Canopy has been particularly successful in working with big name brands to persuade them to change their policies and stop sourcing from endangered forests for their rayon and viscose fabrics. Starting in 2013 with no brands committed to eliminating endangered forests from their fabrics, Canopy has been able to garner the support of 105 brands in just 4 years to commit to the initiative. The UN Global Compact guides corporations on how to partner with the UN to accomplish specific SDGs. They have focused on eliminating competition between companies and creating a collaborative environment for corporations to solve the SDGs. Ashia Dearwester spoke of Nest collaborating with West Elm to create artisan made baskets in the Philippines, all while maintaining a transparent supply chain. 

The bottom line is to get rid of barriers for solving the increasing sustainability problem in fashion. Although it’s slow going, this mentality is catching on throughout the fashion industry from large luxury conglomerates like Kering to fast fashion brands like H&M and American companies like PVH and Gap Inc.

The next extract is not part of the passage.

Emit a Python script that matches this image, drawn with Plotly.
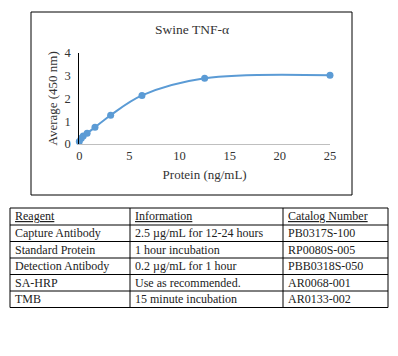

As these policies are put in place and organizations like Canopy unite brands for sustainable causes, I’m interested to see how the impacts are measured and in company environmental, social and governance (ESG) tracking and corporate social responsibility reporting.

Breaking Through the Noise

Reaching consumers and building a movement is challenging when people are over stimulated by smartphones and so far removed from the problem. They don’t see the on average 20 hands their clothes pass through to get to them and therefore don’t think about these people when they’re buying a $5 t-shirt. (This Fashion Revolution video is a great example of this) Or from an environmental perspective, there’s the fact that a t-shirt takes 2,700 liters of water to produce, enough water for one person to drink for 900 days. Another factor that is not a part of the average consumer’s buying decisions. 

On top of that, there are a vast array of causes to get behind in the realm of “sustainability” and it can feel daunting the throw your weight behind the whole cause. The UN Global Compact has taken on this challenge as the world’s largest corporate sustainability initiative and has identified 17 SDGs. But even with these defined areas and the trendiness of sustainability, people still don’t understand the scope of the problem and how they can be agents of change on a personal level. 

I was surprised that at an event like this, where people are aware of sustainable fashion issues, the audience was shocked to realize that production of fabrics like rayon and viscose are made of wood pulp and are leading to deforestation of endangered forests. It also made me wonder how many issues like this are swept under the rug because people are not looking? 

I didn’t come away with a strong sense of how to fix this issue, and it’s something I’ve struggled with since starting on my conscious fashion journey. You want to have everyone care about sustainability, but it tends to move in increments with topics that are trending. Right now there is the viral videos about plastic micro fibers being washed into our water streams as the result of washing our polyester athleasure wear, but there are so many issues that deserve their own viral videos. 

I’m hopeful that every step helps, building a movement is by nature a slow build. We’re at a tipping point of making sustainable fashion top of mind for consumers as they walk into their favorite store, and maybe they’ll start moving to clothing swap memberships instead or deciding that they don’t need anymore clothes. 

The panel discussion was concluded with a fashion showcase of sustainable designs, which were a beautiful reminder of what is possible and a welcome departure from discussing the complex issues of low-income populations having access to sustainable fashion, deforestation in the amazon, and subcontracting issues in garment manufacturing. I look forward to strengthening this community in future events and allowing space for the teamwork that was championed during the panel.